**Exercise data:**
------------------------------------

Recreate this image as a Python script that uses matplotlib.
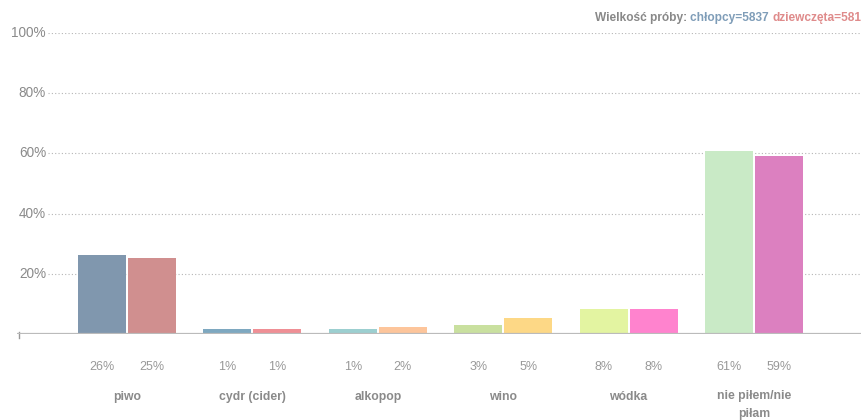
import matplotlib.pyplot as plt
import numpy as np

categories = ["piwo", "cydr (cider)", "alkopop", "wino", "wódka", "nie piłem/nie\npiłam"]
boys = [26.3, 1.6, 1.5, 3.0, 8.3, 60.9]
girls = [25.3, 1.6, 2.4, 5.3, 8.3, 59.2]
boy_labels = ["26%", "1%", "1%", "3%", "8%", "61%"]
girl_labels = ["25%", "1%", "2%", "5%", "8%", "59%"]
boy_colors = ["#8097ae", "#7ea8c0", "#9ccfd0", "#c9e09f", "#e3f4a1", "#c9eac6"]
girl_colors = ["#d08f8f", "#ef8f95", "#fdc59b", "#fdd886", "#ff83ce", "#dc80c0"]
yticks = [20, 40, 60, 80, 100]

plt.rcParams['font.family'] = ['Liberation Sans', 'DejaVu Sans']

fig = plt.figure(figsize=(8.61, 4.20), dpi=100)
ax = fig.add_axes([17 / 861, (420 - 334) / 420, 1 - 17 / 861, (334 - 33) / 420])

x = np.arange(len(categories))
w = 0.383
ax.bar(x - 0.2, boys, width=w, color=boy_colors, zorder=3)
ax.bar(x + 0.2, girls, width=w, color=girl_colors, zorder=3)

ax.set_xlim(-0.877, 5.853)
ax.set_ylim(0, 100)

# dotted gridlines starting right of the tick labels
ax.hlines(yticks, -0.63, 5.853, colors="#b5b5b5", linestyles=(0, (1, 2)), linewidth=0.8, zorder=1)
for t in yticks:
    ax.text(-0.645, t, f"{t}%", ha="right", va="center", fontsize=9.8, color="#8a8a8a")

# baseline
ax.axhline(0, color="#bbbbbb", linewidth=1.6, zorder=4)
ax.plot([-0.865, -0.865], [-1.2, 0.5], color="#999999", linewidth=1, clip_on=False)

for i in range(len(categories)):
    ax.text(x[i] - 0.2, -10.8, boy_labels[i], ha="center", va="center", fontsize=9, color="#999999")
    ax.text(x[i] + 0.2, -10.8, girl_labels[i], ha="center", va="center", fontsize=9, color="#999999")
    two = "\n" in categories[i]
    ax.text(x[i], -18.5 if two else -20.9, categories[i], ha="center", va="top" if two else "center",
            fontsize=8.8, fontweight="bold", color="#8a8a8a", linespacing=1.75)

for s in ax.spines.values():
    s.set_visible(False)
ax.set_xticks([])
ax.set_yticks([])

# sample size header (runs off the right edge like the original)
y_head = 1 - 18 / 420
t1 = fig.text(595 / 861, y_head, "Wielkość próby: ", ha="left", va="center",
              fontsize=8.6, fontweight="bold", color="#888888")
fig.canvas.draw()
bb = t1.get_window_extent()
t2 = fig.text(bb.x1 / 861, y_head, "chłopcy=5837 ", ha="left", va="center",
              fontsize=8.6, fontweight="bold", color="#7f9db8")
bb2 = t2.get_window_extent()
fig.text(bb2.x1 / 861, y_head, "dziewczęta=5818", ha="left", va="center",
         fontsize=8.6, fontweight="bold", color="#df8b8b")

fig.savefig("out.png", dpi=100)
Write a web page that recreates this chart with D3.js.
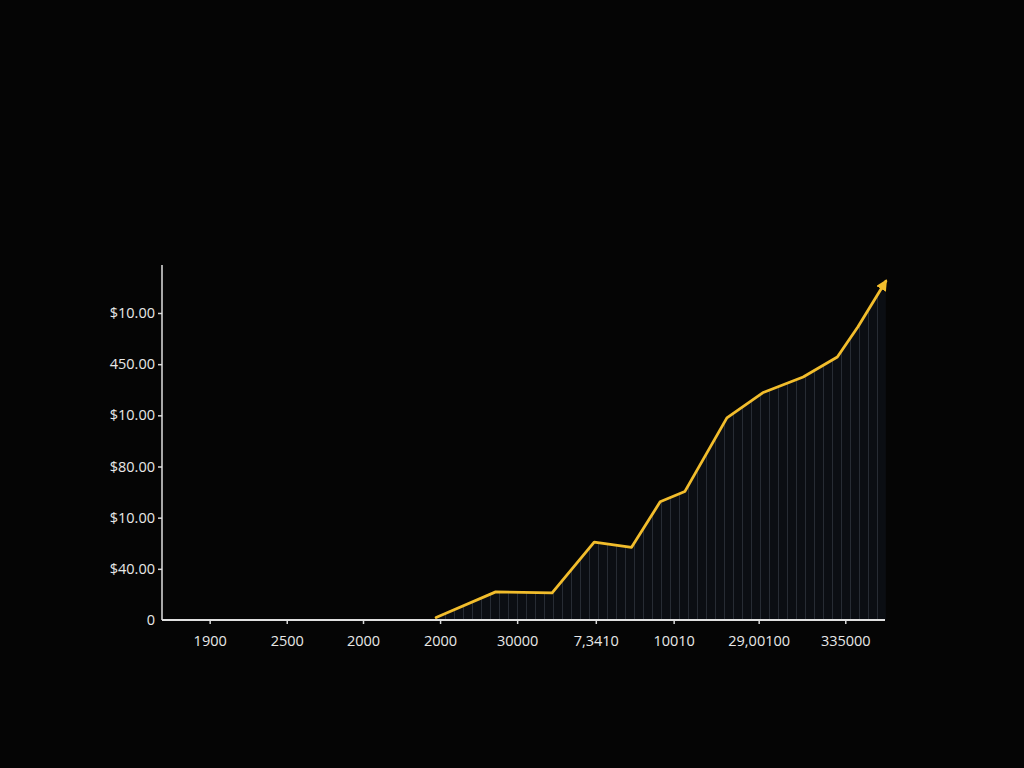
<!DOCTYPE html>
<html>
<head>
<meta charset="utf-8">
<script src="https://cdn.jsdelivr.net/npm/d3@7"></script>
<style>
  html, body { margin: 0; padding: 0; background: #050505; }
  svg { display: block; }
  .tick text { font-family: 'Open Sans', sans-serif; font-size: 14.5px; fill: #e8e8e8; }
</style>
</head>
<body>
<svg id="chart" width="1024" height="768"></svg>
<script>
// Category labels along the bottom axis, and where each one sits on the axis
const xLabels = ['1900', '2500', '2000', '2000', '30000', '7,3410', '10010', '29,00100', '335000']
const xTickPos = [0, 0.97, 1.93, 2.90, 3.87, 4.86, 5.84, 6.91, 8.0]

// Y tick values and the labels printed next to them
const yTicks = [0, 1, 2, 3, 4, 5, 6]
const yLabels = ['0', '$40.00', '$10.00', '$80.00', '$10.00', '450.00', '$10.00']

// Line series: position along the category axis and value
const seriesX = [2.85, 3.60, 4.31, 4.84, 5.31, 5.67, 5.98, 6.51, 6.96, 7.47, 7.90, 8.16, 8.51]
const seriesY = [0.05, 0.55, 0.53, 1.52, 1.42, 2.31, 2.51, 3.95, 4.44, 4.75, 5.14, 5.73, 6.62]

const svg = d3.select('#chart')

// Scales
const x = d3.scaleLinear().domain([-0.6, 8.5]).range([162, 885])
const y = d3.scaleLinear().domain([0, 6]).range([620, 313])

const data = seriesX.map((v, i) => ({ x: v, y: seriesY[i] }))

// Defs: stripe pattern for the area and the arrow head
const defs = svg.append('defs')

const pattern = defs.append('pattern')
  .attr('id', 'stripes')
  .attr('patternUnits', 'userSpaceOnUse')
  .attr('width', 9)
  .attr('height', 10)
pattern.append('rect')
  .attr('width', 9)
  .attr('height', 10)
  .attr('fill', '#0b0e13')
pattern.append('rect')
  .attr('x', 4)
  .attr('width', 1)
  .attr('height', 10)
  .attr('fill', '#272c34')

defs.append('marker')
  .attr('id', 'arrow')
  .attr('viewBox', '0 0 10 10')
  .attr('refX', 8)
  .attr('refY', 5)
  .attr('markerWidth', 4)
  .attr('markerHeight', 4)
  .attr('markerUnits', 'strokeWidth')
  .attr('orient', 'auto')
  .append('path')
  .attr('d', 'M0,0 L10,5 L0,10 Z')
  .attr('fill', '#f2bd2c')

// Area under the line
const area = d3.area()
  .x(d => x(d.x))
  .y0(y(0))
  .y1(d => y(d.y))

svg.append('path')
  .datum(data)
  .attr('d', area)
  .attr('fill', 'url(#stripes)')

// Y axis
const yAxis = svg.append('g')
  .attr('transform', `translate(${x(-0.6)},0)`)
  .call(d3.axisLeft(y)
    .tickValues(yTicks)
    .tickSize(4)
    .tickPadding(3)
    .tickFormat((d, i) => yLabels[i]))
yAxis.select('.domain').remove()
yAxis.selectAll('.tick line').attr('stroke', '#d8d8d8').attr('stroke-width', 1.5)
yAxis.selectAll('.tick').filter(d => d === 0).select('line').remove()

svg.append('line')
  .attr('x1', x(-0.6)).attr('x2', x(-0.6))
  .attr('y1', 265).attr('y2', y(0))
  .attr('stroke', '#e0e0e0')
  .attr('stroke-width', 1.5)

// X axis
const xAxis = svg.append('g')
  .attr('transform', `translate(0,${y(0)})`)
  .call(d3.axisBottom(x)
    .tickValues(xTickPos)
    .tickSize(4)
    .tickPadding(12)
    .tickFormat((d, i) => xLabels[i]))
xAxis.select('.domain').remove()
xAxis.selectAll('.tick line').attr('stroke', '#d8d8d8').attr('stroke-width', 1.5)

svg.append('line')
  .attr('x1', x(-0.6)).attr('x2', x(8.5))
  .attr('y1', y(0)).attr('y2', y(0))
  .attr('stroke', '#e0e0e0')
  .attr('stroke-width', 2)

// The line itself with the arrow at the end
const line = d3.line()
  .x(d => x(d.x))
  .y(d => y(d.y))

svg.append('path')
  .datum(data)
  .attr('d', line)
  .attr('fill', 'none')
  .attr('stroke', '#f2bd2c')
  .attr('stroke-width', 2.8)
  .attr('stroke-linejoin', 'round')
  .attr('stroke-linecap', 'round')
  .attr('marker-end', 'url(#arrow)')
</script>
</body>
</html>
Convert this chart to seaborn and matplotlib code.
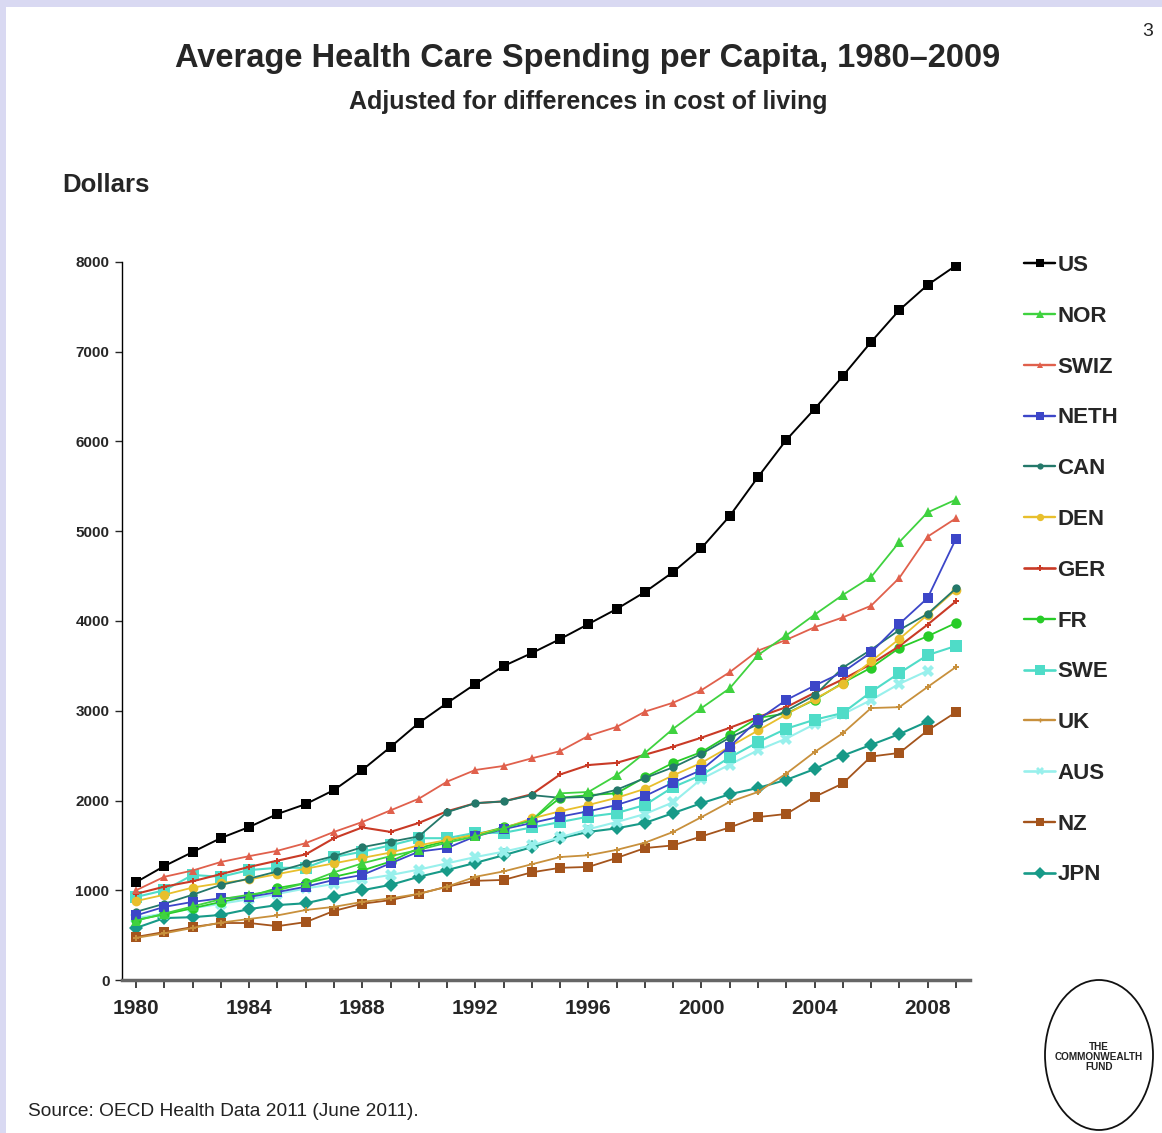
import matplotlib
matplotlib.use('Agg')
import matplotlib.pyplot as plt
from matplotlib.patches import Rectangle, Ellipse
from matplotlib.lines import Line2D
import pandas as pd
import seaborn as sns


years = list(range(1980, 2010))

us = [1090, 1270, 1426, 1582, 1705, 1850, 1960, 2117, 2340, 2596, 2864, 3086, 3298, 3498, 3643,
      3799, 3966, 4134, 4323, 4546, 4813, 5170, 5604, 6017, 6362, 6730, 7109, 7465, 7744, 7960]
nor = [660, 740, 820, 900, 950, 1000, 1080, 1200, 1300, 1380, 1450, 1530, 1600, 1690, 1780,
       2080, 2095, 2280, 2530, 2800, 3030, 3250, 3620, 3840, 4070, 4290, 4490, 4880, 5210, 5352]
swiz = [1000, 1150, 1220, 1315, 1380, 1440, 1525, 1650, 1760, 1890, 2020, 2210, 2340, 2385, 2470,
        2550, 2720, 2820, 2990, 3090, 3230, 3430, 3670, 3790, 3930, 4040, 4170, 4480, 4940, 5144]
neth = [720, 815, 870, 910, 925, 980, 1040, 1115, 1170, 1300, 1430, 1470, 1600, 1680, 1750,
        1820, 1880, 1950, 2050, 2200, 2340, 2600, 2900, 3120, 3280, 3430, 3650, 3967, 4256, 4914]
can = [760, 850, 950, 1060, 1130, 1210, 1300, 1380, 1480, 1540, 1600, 1870, 1970, 1990, 2060,
       2030, 2040, 2120, 2250, 2370, 2520, 2700, 2850, 3000, 3170, 3480, 3680, 3900, 4080, 4363]
den = [880, 950, 1030, 1080, 1120, 1180, 1240, 1300, 1360, 1420, 1500, 1560, 1620, 1690, 1800,
       1880, 1950, 2030, 2130, 2280, 2420, 2600, 2780, 2960, 3130, 3300, 3550, 3800, 4070, 4348]
ger = [960, 1040, 1100, 1180, 1260, 1330, 1400, 1580, 1700, 1650, 1750, 1880, 1970, 1990, 2070,
       2290, 2395, 2420, 2510, 2600, 2700, 2810, 2930, 3040, 3200, 3350, 3520, 3720, 3960, 4218]
fr = [670, 730, 800, 870, 930, 1025, 1080, 1150, 1220, 1320, 1470, 1550, 1620, 1700, 1780,
      2030, 2060, 2080, 2260, 2420, 2540, 2730, 2920, 2970, 3120, 3310, 3480, 3700, 3830, 3978]
swe = [925, 1000, 1170, 1150, 1225, 1250, 1250, 1370, 1430, 1500, 1580, 1580, 1640, 1640, 1700,
       1760, 1820, 1860, 1950, 2150, 2283, 2480, 2650, 2800, 2900, 2975, 3210, 3420, 3620, 3722]
uk = [470, 520, 580, 640, 680, 720, 780, 815, 870, 910, 960, 1040, 1150, 1210, 1290,
      1370, 1390, 1450, 1530, 1650, 1815, 1985, 2095, 2300, 2540, 2750, 3030, 3040, 3265, 3487]
aus = [690, 740, 800, 850, 900, 960, 1020, 1070, 1120, 1170, 1230, 1300, 1370, 1430, 1500,
       1590, 1680, 1760, 1850, 1980, 2240, 2400, 2560, 2690, 2850, 2960, 3120, 3300, 3445]
nz = [480, 535, 590, 635, 635, 600, 645, 770, 850, 890, 960, 1040, 1105, 1115, 1200,
      1250, 1260, 1360, 1470, 1500, 1600, 1700, 1815, 1850, 2040, 2190, 2490, 2530, 2780, 2983]
jpn = [580, 690, 700, 725, 790, 835, 855, 925, 1000, 1060, 1150, 1225, 1305, 1390, 1480,
       1580, 1650, 1690, 1750, 1860, 1970, 2070, 2140, 2230, 2350, 2500, 2620, 2740, 2880]

countries = ['US', 'NOR', 'SWIZ', 'NETH', 'CAN', 'DEN', 'GER', 'FR', 'SWE', 'UK', 'AUS', 'NZ', 'JPN']
series = [us, nor, swiz, neth, can, den, ger, fr, swe, uk, aus, nz, jpn]

# colour, marker, marker size, line width
styles = {
    'US':   ('#000000', 's', 7.5, 1.4),
    'NOR':  ('#3fd23f', '^', 7, 1.3),
    'SWIZ': ('#e0604c', '^', 6, 1.3),
    'NETH': ('#3c46c8', 's', 7, 1.3),
    'CAN':  ('#24786a', 'o', 6, 1.3),
    'DEN':  ('#e8bf2c', 'o', 7, 1.3),
    'GER':  ('#c93a26', 'P', 5, 1.5),
    'FR':   ('#28cc28', 'o', 7.5, 1.3),
    'SWE':  ('#4fdcc8', 's', 9, 1.5),
    'UK':   ('#c8903c', 'P', 4, 1.3),
    'AUS':  ('#98f0ec', 'X', 8, 1.5),
    'NZ':   ('#a4541c', 's', 7, 1.3),
    'JPN':  ('#179a88', 'D', 7.5, 1.5),
}

rows = []
for name, vals in zip(countries, series):
    for y, v in zip(years, vals):
        rows.append({'year': y, 'country': name, 'value': v})
df = pd.DataFrame(rows)

sns.set_style('white')
fam = ['Liberation Sans Narrow', 'Liberation Sans', 'DejaVu Sans']
plt.rcParams['font.family'] = fam

fig = plt.figure(figsize=(11.62, 11.33), dpi=100)
fig.patch.set_facecolor('white')
# lavender slide frame
fig.patches.append(Rectangle((0, 1 - 7 / 1133), 1, 7 / 1133, transform=fig.transFigure,
                             facecolor='#d9d9f2', edgecolor='none', zorder=0))
fig.patches.append(Rectangle((0, 0), 6 / 1162, 1, transform=fig.transFigure,
                             facecolor='#d9d9f2', edgecolor='none', zorder=0))

ax = fig.add_axes([122 / 1162, 153 / 1133, 848 / 1162, 718 / 1133])

draw_order = ['JPN', 'NZ', 'AUS', 'UK', 'SWE', 'FR', 'GER', 'DEN', 'CAN', 'NETH', 'SWIZ', 'NOR', 'US']
for name in draw_order:
    c, m, ms, lw = styles[name]
    sub = df[df['country'] == name]
    sns.lineplot(data=sub, x='year', y='value', ax=ax, color=c, marker=m, markersize=ms,
                 markeredgewidth=0, linewidth=lw, legend=False)

ax.set_xlim(1979.5, 2009.5)
ax.set_ylim(0, 8000)
ax.set_xlabel('')
ax.set_ylabel('')
ax.set_xticks(range(1980, 2009, 4))
ax.set_xticks(range(1980, 2010), minor=True)
ax.set_yticks(range(0, 8001, 1000))
for lab in ax.get_xticklabels():
    lab.set_fontsize(15)
    lab.set_fontweight('bold')
for lab in ax.get_yticklabels():
    lab.set_fontsize(11)
    lab.set_fontweight('bold')
ax.tick_params(axis='x', which='both', direction='out', length=6, width=1.2, color='#222222',
               bottom=True, pad=8)
ax.tick_params(axis='y', direction='out', length=5, width=1, left=True, pad=4)
sns.despine(ax=ax)
ax.spines['left'].set_color('#000000')
ax.spines['left'].set_linewidth(1)
ax.spines['bottom'].set_color('#666666')
ax.spines['bottom'].set_linewidth(2.5)

handles = []
for name in countries:
    c, m, ms, lw = styles[name]
    handles.append(Line2D([0], [0], color=c, marker=m, markersize=ms * 0.75,
                          markeredgewidth=0, linewidth=lw + 0.4))
leg = fig.legend(handles, countries, loc='upper left', bbox_to_anchor=(1013 / 1162, 1 - 244 / 1133),
                 frameon=False, prop={'family': fam, 'weight': 'bold', 'size': 16},
                 handlelength=1.4, handletextpad=0.1, labelspacing=1.34, borderpad=0)

fig.text(0.506, 1 - 58 / 1133, 'Average Health Care Spending per Capita, 1980\u20132009',
         ha='center', va='center', fontsize=23.5, fontweight='bold')
fig.text(0.506, 1 - 102 / 1133, 'Adjusted for differences in cost of living',
         ha='center', va='center', fontsize=18, fontweight='bold')
fig.text(62 / 1162, 1 - 185 / 1133, 'Dollars', ha='left', va='center', fontsize=18.5,
         fontweight='bold')
fig.text(1148 / 1162, 1 - 32 / 1133, '3', ha='center', va='center', fontsize=14)
fig.text(28 / 1162, 1 - 1112 / 1133, 'Source: OECD Health Data 2011 (June 2011).',
         ha='left', va='center', fontsize=13.8, color='#222222')

fig.patches.append(Ellipse((1099 / 1162, 1 - 1055 / 1133), 108 / 1162, 150 / 1133,
                           transform=fig.transFigure, facecolor='white', edgecolor='#111111',
                           linewidth=1.3))
fig.text(1099 / 1162, 1 - 1057 / 1133, 'THE\nCOMMONWEALTH\nFUND', ha='center', va='center',
         fontsize=7.2, fontweight='bold', linespacing=1.0, color='#222222')

fig.savefig('out.png', dpi=100, facecolor=fig.get_facecolor())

------------------------------------

**Requirements:** Print the data above verbatim from the first line through the line holding "ax = fig.add_axes([17", leaving every picture out.

**Exercise solution:**
Recreate this image as a Python script that uses matplotlib.
import matplotlib.pyplot as plt
import numpy as np

categories = ["piwo", "cydr (cider)", "alkopop", "wino", "wódka", "nie piłem/nie\npiłam"]
boys = [26.3, 1.6, 1.5, 3.0, 8.3, 60.9]
girls = [25.3, 1.6, 2.4, 5.3, 8.3, 59.2]
boy_labels = ["26%", "1%", "1%", "3%", "8%", "61%"]
girl_labels = ["25%", "1%", "2%", "5%", "8%", "59%"]
boy_colors = ["#8097ae", "#7ea8c0", "#9ccfd0", "#c9e09f", "#e3f4a1", "#c9eac6"]
girl_colors = ["#d08f8f", "#ef8f95", "#fdc59b", "#fdd886", "#ff83ce", "#dc80c0"]
yticks = [20, 40, 60, 80, 100]

plt.rcParams['font.family'] = ['Liberation Sans', 'DejaVu Sans']

fig = plt.figure(figsize=(8.61, 4.20), dpi=100)
ax = fig.add_axes([17 / 861, (420 - 334) / 420, 1 - 17 / 861, (334 - 33) / 420])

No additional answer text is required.